Jaurès, Jean

Jaurès, Jean zhäN zhōrĕsˈ [key], 1859–1914, French Socialist leader and historian. A brilliant student and teacher, he entered the chamber of deputies in 1885 and subsequently became a Socialist. In his Socialist journals, notably Humanité, he denounced nationalism and upheld socialism and world peace. Jaurès saw socialism as the economic equivalent of political democracy; he believed that economic equality would come as the result of peaceful revolution. He sought to reconcile Marxian materialism and his own idealistic beliefs and emphasized the importance of individual rights and initiative. As leader of the Socialists, he opposed Boulanger, defended Dreyfus, and worked for the separation of church and state. He was active in the formation (1905) of the unified French Socialist party, and he attempted to preserve party harmony.
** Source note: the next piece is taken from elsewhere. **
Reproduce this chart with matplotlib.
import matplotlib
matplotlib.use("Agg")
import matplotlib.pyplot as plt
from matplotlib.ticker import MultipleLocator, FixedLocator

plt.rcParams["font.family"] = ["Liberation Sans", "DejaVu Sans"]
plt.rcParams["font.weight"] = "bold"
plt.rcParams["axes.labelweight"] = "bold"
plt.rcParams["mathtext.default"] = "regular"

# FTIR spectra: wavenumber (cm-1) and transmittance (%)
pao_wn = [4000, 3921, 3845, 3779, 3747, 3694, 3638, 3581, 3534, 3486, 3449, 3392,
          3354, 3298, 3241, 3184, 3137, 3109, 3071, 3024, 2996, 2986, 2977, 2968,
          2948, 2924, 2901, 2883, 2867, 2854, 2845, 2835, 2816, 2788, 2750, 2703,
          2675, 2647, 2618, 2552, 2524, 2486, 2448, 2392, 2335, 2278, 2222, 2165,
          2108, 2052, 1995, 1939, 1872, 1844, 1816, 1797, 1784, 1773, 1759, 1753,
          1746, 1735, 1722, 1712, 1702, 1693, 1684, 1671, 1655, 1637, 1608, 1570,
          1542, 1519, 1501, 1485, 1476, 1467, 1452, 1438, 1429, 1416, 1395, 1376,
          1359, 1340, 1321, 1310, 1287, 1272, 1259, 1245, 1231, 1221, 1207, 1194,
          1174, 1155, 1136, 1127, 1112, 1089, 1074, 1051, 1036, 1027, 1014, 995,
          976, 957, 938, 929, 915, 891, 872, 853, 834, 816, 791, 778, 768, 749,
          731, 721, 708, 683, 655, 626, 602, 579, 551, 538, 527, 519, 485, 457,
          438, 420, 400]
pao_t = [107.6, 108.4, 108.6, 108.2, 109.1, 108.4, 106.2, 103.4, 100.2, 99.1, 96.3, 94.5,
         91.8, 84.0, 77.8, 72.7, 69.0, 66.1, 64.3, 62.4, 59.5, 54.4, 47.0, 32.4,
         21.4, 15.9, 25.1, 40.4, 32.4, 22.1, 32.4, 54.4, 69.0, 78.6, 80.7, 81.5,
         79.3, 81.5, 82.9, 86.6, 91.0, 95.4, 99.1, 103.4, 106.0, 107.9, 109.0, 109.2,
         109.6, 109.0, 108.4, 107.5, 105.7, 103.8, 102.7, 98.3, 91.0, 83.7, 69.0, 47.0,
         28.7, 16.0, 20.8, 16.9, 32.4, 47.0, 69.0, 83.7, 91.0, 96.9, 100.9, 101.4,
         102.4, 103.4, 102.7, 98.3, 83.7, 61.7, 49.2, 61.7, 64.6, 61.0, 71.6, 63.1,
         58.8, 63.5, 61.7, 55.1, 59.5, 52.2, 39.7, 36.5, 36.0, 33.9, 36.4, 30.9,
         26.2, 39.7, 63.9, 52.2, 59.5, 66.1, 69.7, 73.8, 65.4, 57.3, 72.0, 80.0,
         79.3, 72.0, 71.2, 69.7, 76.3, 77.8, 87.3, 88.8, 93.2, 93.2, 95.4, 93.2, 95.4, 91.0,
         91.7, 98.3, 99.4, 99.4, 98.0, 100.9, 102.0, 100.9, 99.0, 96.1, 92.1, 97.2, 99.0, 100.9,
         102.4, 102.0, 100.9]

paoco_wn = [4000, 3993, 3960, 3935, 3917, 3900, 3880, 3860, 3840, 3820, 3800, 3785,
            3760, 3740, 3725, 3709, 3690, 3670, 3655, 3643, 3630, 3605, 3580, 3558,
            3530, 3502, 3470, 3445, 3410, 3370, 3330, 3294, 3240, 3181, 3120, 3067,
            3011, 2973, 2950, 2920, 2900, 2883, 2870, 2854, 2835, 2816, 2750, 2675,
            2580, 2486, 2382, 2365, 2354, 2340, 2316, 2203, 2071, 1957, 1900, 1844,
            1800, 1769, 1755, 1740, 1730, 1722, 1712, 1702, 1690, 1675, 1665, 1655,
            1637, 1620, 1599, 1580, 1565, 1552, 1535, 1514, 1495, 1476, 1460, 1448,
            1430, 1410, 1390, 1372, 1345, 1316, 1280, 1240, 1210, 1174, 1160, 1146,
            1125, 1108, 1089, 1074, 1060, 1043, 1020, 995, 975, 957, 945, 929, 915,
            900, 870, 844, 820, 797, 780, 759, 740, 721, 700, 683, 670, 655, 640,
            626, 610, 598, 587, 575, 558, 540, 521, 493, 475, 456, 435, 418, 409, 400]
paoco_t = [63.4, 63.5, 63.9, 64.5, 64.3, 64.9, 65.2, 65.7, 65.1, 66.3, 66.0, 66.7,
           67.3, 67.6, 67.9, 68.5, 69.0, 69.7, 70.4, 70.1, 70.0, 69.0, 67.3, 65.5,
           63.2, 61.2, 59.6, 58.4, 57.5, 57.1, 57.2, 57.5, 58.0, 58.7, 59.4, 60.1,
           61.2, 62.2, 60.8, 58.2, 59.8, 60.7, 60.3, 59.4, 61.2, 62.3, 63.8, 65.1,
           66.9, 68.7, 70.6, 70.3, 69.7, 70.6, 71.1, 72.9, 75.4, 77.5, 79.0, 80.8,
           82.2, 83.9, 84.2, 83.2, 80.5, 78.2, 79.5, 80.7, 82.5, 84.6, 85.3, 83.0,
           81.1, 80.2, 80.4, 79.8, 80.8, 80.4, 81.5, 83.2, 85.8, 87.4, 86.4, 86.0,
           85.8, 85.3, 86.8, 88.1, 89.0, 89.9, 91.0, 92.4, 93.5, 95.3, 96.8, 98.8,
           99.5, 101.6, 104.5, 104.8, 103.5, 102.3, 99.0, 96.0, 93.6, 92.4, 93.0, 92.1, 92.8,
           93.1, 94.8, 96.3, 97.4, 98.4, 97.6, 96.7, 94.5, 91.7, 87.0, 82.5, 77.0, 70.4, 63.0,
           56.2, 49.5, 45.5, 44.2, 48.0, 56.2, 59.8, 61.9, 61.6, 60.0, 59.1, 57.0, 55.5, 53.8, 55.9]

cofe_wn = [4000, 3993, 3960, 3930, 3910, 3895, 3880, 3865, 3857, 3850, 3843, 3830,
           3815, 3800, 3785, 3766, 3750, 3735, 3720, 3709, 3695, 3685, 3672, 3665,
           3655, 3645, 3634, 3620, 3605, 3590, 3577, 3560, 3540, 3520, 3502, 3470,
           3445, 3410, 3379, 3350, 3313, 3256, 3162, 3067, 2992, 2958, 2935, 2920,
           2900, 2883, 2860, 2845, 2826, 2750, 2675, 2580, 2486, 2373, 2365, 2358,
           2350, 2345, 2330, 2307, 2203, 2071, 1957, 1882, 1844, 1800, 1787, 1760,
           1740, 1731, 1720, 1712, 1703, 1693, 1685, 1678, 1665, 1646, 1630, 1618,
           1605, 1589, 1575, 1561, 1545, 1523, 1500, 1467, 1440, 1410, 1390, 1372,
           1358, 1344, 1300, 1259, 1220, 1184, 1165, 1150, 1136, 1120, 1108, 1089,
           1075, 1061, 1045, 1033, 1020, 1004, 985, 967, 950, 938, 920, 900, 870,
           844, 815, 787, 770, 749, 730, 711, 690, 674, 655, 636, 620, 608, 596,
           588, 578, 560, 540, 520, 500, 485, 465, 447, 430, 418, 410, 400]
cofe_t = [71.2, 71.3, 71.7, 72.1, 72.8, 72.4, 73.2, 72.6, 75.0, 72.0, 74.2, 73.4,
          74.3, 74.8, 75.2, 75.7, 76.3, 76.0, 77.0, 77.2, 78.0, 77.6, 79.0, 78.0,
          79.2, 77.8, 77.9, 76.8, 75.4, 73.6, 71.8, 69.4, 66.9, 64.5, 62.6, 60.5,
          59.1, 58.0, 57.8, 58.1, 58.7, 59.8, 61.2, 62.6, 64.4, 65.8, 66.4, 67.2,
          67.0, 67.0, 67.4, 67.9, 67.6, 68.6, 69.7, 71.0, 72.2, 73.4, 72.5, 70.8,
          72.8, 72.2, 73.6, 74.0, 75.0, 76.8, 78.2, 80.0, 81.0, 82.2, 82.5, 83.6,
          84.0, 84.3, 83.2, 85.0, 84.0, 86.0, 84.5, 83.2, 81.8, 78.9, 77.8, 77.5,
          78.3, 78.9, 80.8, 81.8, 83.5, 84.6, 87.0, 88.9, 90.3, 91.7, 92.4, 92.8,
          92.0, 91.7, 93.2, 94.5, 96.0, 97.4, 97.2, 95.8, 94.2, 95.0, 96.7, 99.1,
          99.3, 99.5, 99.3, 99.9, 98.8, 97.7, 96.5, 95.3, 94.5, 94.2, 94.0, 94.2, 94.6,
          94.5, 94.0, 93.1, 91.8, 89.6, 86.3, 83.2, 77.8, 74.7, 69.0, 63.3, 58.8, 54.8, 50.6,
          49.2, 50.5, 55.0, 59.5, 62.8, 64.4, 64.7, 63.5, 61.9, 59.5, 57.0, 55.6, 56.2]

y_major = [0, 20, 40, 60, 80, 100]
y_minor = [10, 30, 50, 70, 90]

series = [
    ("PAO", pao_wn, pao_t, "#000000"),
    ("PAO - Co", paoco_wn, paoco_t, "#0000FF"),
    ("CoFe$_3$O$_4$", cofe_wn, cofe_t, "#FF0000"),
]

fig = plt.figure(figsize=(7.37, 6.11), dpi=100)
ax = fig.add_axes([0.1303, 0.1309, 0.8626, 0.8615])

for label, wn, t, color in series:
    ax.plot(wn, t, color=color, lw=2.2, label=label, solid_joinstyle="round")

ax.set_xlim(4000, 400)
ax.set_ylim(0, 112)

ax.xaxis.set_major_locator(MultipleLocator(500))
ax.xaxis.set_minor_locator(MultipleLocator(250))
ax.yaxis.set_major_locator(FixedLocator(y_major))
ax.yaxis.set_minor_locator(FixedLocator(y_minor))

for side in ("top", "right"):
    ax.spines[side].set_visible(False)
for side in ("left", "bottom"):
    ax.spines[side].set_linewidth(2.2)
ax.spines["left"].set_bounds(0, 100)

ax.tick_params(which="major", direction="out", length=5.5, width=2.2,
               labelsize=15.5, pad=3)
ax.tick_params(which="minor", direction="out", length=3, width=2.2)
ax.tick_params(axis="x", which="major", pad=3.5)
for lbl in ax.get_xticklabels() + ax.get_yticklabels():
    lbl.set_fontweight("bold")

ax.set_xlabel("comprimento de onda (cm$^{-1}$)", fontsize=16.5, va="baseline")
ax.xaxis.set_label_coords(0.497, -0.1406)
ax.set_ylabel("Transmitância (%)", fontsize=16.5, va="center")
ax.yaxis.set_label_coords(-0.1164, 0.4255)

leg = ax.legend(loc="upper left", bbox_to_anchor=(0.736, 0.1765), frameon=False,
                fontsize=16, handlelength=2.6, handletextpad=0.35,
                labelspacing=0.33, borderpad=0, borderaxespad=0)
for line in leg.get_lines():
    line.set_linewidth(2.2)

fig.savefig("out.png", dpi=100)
In 1914, Jaurès advocated arbitration instead of war and declared that capitalist nations, including France, were responsible for the war crisis. He was assassinated by a fanatical patriot in July, 1914. His Histoire socialiste de la Révolution française (new ed. by Albert Mathiez, 8 vol., 1922–24), an economic interpretation of the French Revolution, strikes a balance between the materialistic approach of Marx and the dramatic history of Michelet.

See biographies by J. H. Jackson (1943) and H. Goldberg (1962).